◆ What this task involves
Carry none of the pictures over; write out the complete data exactly.

-- START OF Provided data --

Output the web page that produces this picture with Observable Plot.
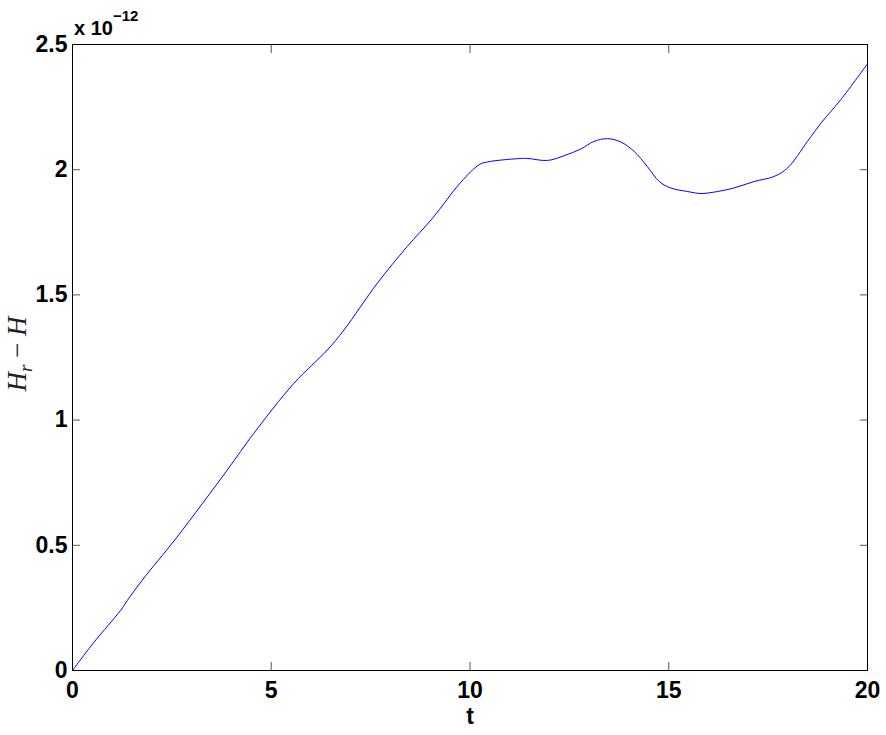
<!DOCTYPE html>
<html>
<head>
<meta charset="utf-8">
<script src="https://cdn.jsdelivr.net/npm/d3@7"></script>
<script src="https://cdn.jsdelivr.net/npm/@observablehq/plot@0.6"></script>
<style>
  html, body { margin: 0; padding: 0; background: white; }
</style>
</head>
<body>
<div id="chart"></div>
<script>
// time values (t)
const tValues = [0, 0.54, 1.21, 1.38, 1.75, 2.63, 3.89, 4.56, 5.57, 6.41, 6.83, 7.67, 8.42, 9.05, 9.77, 10.23, 10.44, 11.19, 11.44, 11.95, 12.37, 12.79, 13.12, 13.46, 13.79, 14.13, 14.46, 14.76, 15.05, 15.47, 15.81, 16.23, 16.64, 17.15, 17.65, 17.99, 18.49, 18.85, 19.33, 20];
// H_r - H, in units of 1e-12
const diffValues = [0, 0.113, 0.24, 0.28, 0.36, 0.533, 0.80, 0.947, 1.147, 1.28, 1.36, 1.547, 1.693, 1.805, 1.95, 2.02, 2.031, 2.044, 2.045, 2.037, 2.056, 2.083, 2.113, 2.124, 2.111, 2.073, 2.013, 1.953, 1.927, 1.913, 1.905, 1.913, 1.927, 1.953, 1.973, 2.007, 2.113, 2.19, 2.28, 2.423];
const xTicks = [0, 5, 10, 15, 20];
const yTicks = [0, 0.5, 1, 1.5, 2, 2.5];
const yTickLabels = ["0", "0.5", "1", "1.5", "2", "2.5"];
const xLabel = ["t"];
const exponentBase = "x 10";
const exponentPower = "\u221212";

const data = tValues.map((t, i) => ({t, v: diffValues[i]}));
const FONT = "'Liberation Sans', Arial, sans-serif";
const FS = 23;

const chart = Plot.plot({
  width: 886,
  height: 735,
  marginLeft: 72,
  marginRight: 19,
  marginTop: 44,
  marginBottom: 65,
  style: {fontFamily: FONT, fontSize: FS + "px", fontWeight: "bold", color: "black", background: "white"},
  x: {domain: [0, 20]},
  y: {domain: [0, 2.5]},
  marks: [
    Plot.line(data, {x: "t", y: "v", stroke: "#0000ff", strokeWidth: 1, curve: "catmull-rom"}),
    Plot.axisX(xTicks, {anchor: "bottom", tickSize: 8, dy: -8, fill: "none", stroke: "#555", label: null}),
    Plot.axisX(xTicks, {anchor: "top", tickSize: 8, dy: 8, fill: "none", stroke: "#555", label: null}),
    Plot.axisY(yTicks, {anchor: "left", tickSize: 8, dx: 8, fill: "none", stroke: "#555", label: null}),
    Plot.axisY(yTicks, {anchor: "right", tickSize: 8, dx: -8, fill: "none", stroke: "#555", label: null}),
    Plot.axisX(xTicks, {anchor: "bottom", tickSize: 0, tickPadding: 11, label: null, fill: "black",
      fontSize: FS, fontWeight: "bold", fontFamily: FONT}),
    Plot.axisY(yTicks, {anchor: "left", tickSize: 0, tickPadding: 5, label: null, fill: "black",
      fontSize: FS, fontWeight: "bold", fontFamily: FONT,
      tickFormat: d => yTickLabels[yTicks.indexOf(d)]}),
    Plot.frame({stroke: "black", strokeWidth: 1}),
    Plot.text(xLabel, {frameAnchor: "bottom", text: d => d, dy: 53, fontSize: FS, fontWeight: "bold", fontFamily: FONT, fill: "black"})
  ]
});

const svg = d3.select(chart);
// exponent label
const ex = svg.append("text")
  .attr("x", 74).attr("y", 35)
  .attr("text-anchor", "start")
  .attr("font-family", FONT)
  .attr("font-weight", "bold")
  .attr("font-size", 20)
  .attr("fill", "black");
ex.append("tspan").text(exponentBase);
ex.append("tspan").attr("dy", -14).attr("font-size", 15).text(exponentPower);

// y axis label: H_r − H
const yl = svg.append("text")
  .attr("transform", "translate(26,354) rotate(-90)")
  .attr("text-anchor", "middle")
  .attr("font-family", "'Liberation Serif', 'DejaVu Serif', serif")
  .attr("font-weight", "normal")
  .attr("font-size", 27)
  .attr("fill", "#222");
yl.append("tspan").attr("font-style", "italic").text("H");
yl.append("tspan").attr("font-style", "italic").attr("font-size", 19).attr("dy", 6).text("r");
yl.append("tspan").attr("dy", -6).text(" \u2212 ");
yl.append("tspan").attr("font-style", "italic").text("H");

document.getElementById("chart").appendChild(chart);
</script>
</body>
</html>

-- END OF Provided data --

◆ Answer below
Output the web page that produces this picture with Observable Plot.
<!DOCTYPE html>
<html>
<head>
<meta charset="utf-8">
<script src="https://cdn.jsdelivr.net/npm/d3@7"></script>
<script src="https://cdn.jsdelivr.net/npm/@observablehq/plot@0.6"></script>
<style>
  html, body { margin: 0; padding: 0; background: white; }
</style>
</head>
<body>
<div id="chart"></div>
<script>
// time values (t)
const tValues = [0, 0.54, 1.21, 1.38, 1.75, 2.63, 3.89, 4.56, 5.57, 6.41, 6.83, 7.67, 8.42, 9.05, 9.77, 10.23, 10.44, 11.19, 11.44, 11.95, 12.37, 12.79, 13.12, 13.46, 13.79, 14.13, 14.46, 14.76, 15.05, 15.47, 15.81, 16.23, 16.64, 17.15, 17.65, 17.99, 18.49, 18.85, 19.33, 20];
// H_r - H, in units of 1e-12
const diffValues = [0, 0.113, 0.24, 0.28, 0.36, 0.533, 0.80, 0.947, 1.147, 1.28, 1.36, 1.547, 1.693, 1.805, 1.95, 2.02, 2.031, 2.044, 2.045, 2.037, 2.056, 2.083, 2.113, 2.124, 2.111, 2.073, 2.013, 1.953, 1.927, 1.913, 1.905, 1.913, 1.927, 1.953, 1.973, 2.007, 2.113, 2.19, 2.28, 2.423];
const xTicks = [0, 5, 10, 15, 20];
const yTicks = [0, 0.5, 1, 1.5, 2, 2.5];
const yTickLabels = ["0", "0.5", "1", "1.5", "2", "2.5"];
const xLabel = ["t"];
const exponentBase = "x 10";
const exponentPower = "\u221212";

const data = tValues.map((t, i) => ({t, v: diffValues[i]}));
const FONT = "'Liberation Sans', Arial, sans-serif";
const FS = 23;

const chart = Plot.plot({
  width: 886,
  height: 735,
  marginLeft: 72,
  marginRight: 19,
  marginTop: 44,
  marginBottom: 65,
  style: {fontFamily: FONT, fontSize: FS + "px", fontWeight: "bold", color: "black", background: "white"},
  x: {domain: [0, 20]},
  y: {domain: [0, 2.5]},
  marks: [
    Plot.line(data, {x: "t", y: "v", stroke: "#0000ff", strokeWidth: 1, curve: "catmull-rom"}),
    Plot.axisX(xTicks, {anchor: "bottom", tickSize: 8, dy: -8, fill: "none", stroke: "#555", label: null}),
    Plot.axisX(xTicks, {anchor: "top", tickSize: 8, dy: 8, fill: "none", stroke: "#555", label: null}),
    Plot.axisY(yTicks, {anchor: "left", tickSize: 8, dx: 8, fill: "none", stroke: "#555", label: null}),
    Plot.axisY(yTicks, {anchor: "right", tickSize: 8, dx: -8, fill: "none", stroke: "#555", label: null}),
    Plot.axisX(xTicks, {anchor: "bottom", tickSize: 0, tickPadding: 11, label: null, fill: "black",
      fontSize: FS, fontWeight: "bold", fontFamily: FONT}),
    Plot.axisY(yTicks, {anchor: "left", tickSize: 0, tickPadding: 5, label: null, fill: "black",
      fontSize: FS, fontWeight: "bold", fontFamily: FONT,
      tickFormat: d => yTickLabels[yTicks.indexOf(d)]}),
    Plot.frame({stroke: "black", strokeWidth: 1}),
    Plot.text(xLabel, {frameAnchor: "bottom", text: d => d, dy: 53, fontSize: FS, fontWeight: "bold", fontFamily: FONT, fill: "black"})
  ]
});

const svg = d3.select(chart);
// exponent label
const ex = svg.append("text")
  .attr("x", 74).attr("y", 35)
  .attr("text-anchor", "start")
  .attr("font-family", FONT)
  .attr("font-weight", "bold")
  .attr("font-size", 20)
  .attr("fill", "black");
ex.append("tspan").text(exponentBase);
ex.append("tspan").attr("dy", -14).attr("font-size", 15).text(exponentPower);

// y axis label: H_r − H
const yl = svg.append("text")
  .attr("transform", "translate(26,354) rotate(-90)")
  .attr("text-anchor", "middle")
  .attr("font-family", "'Liberation Serif', 'DejaVu Serif', serif")
  .attr("font-weight", "normal")
  .attr("font-size", 27)
  .attr("fill", "#222");
yl.append("tspan").attr("font-style", "italic").text("H");
yl.append("tspan").attr("font-style", "italic").attr("font-size", 19).attr("dy", 6).text("r");
yl.append("tspan").attr("dy", -6).text(" \u2212 ");
yl.append("tspan").attr("font-style", "italic").text("H");

document.getElementById("chart").appendChild(chart);
</script>
</body>
</html>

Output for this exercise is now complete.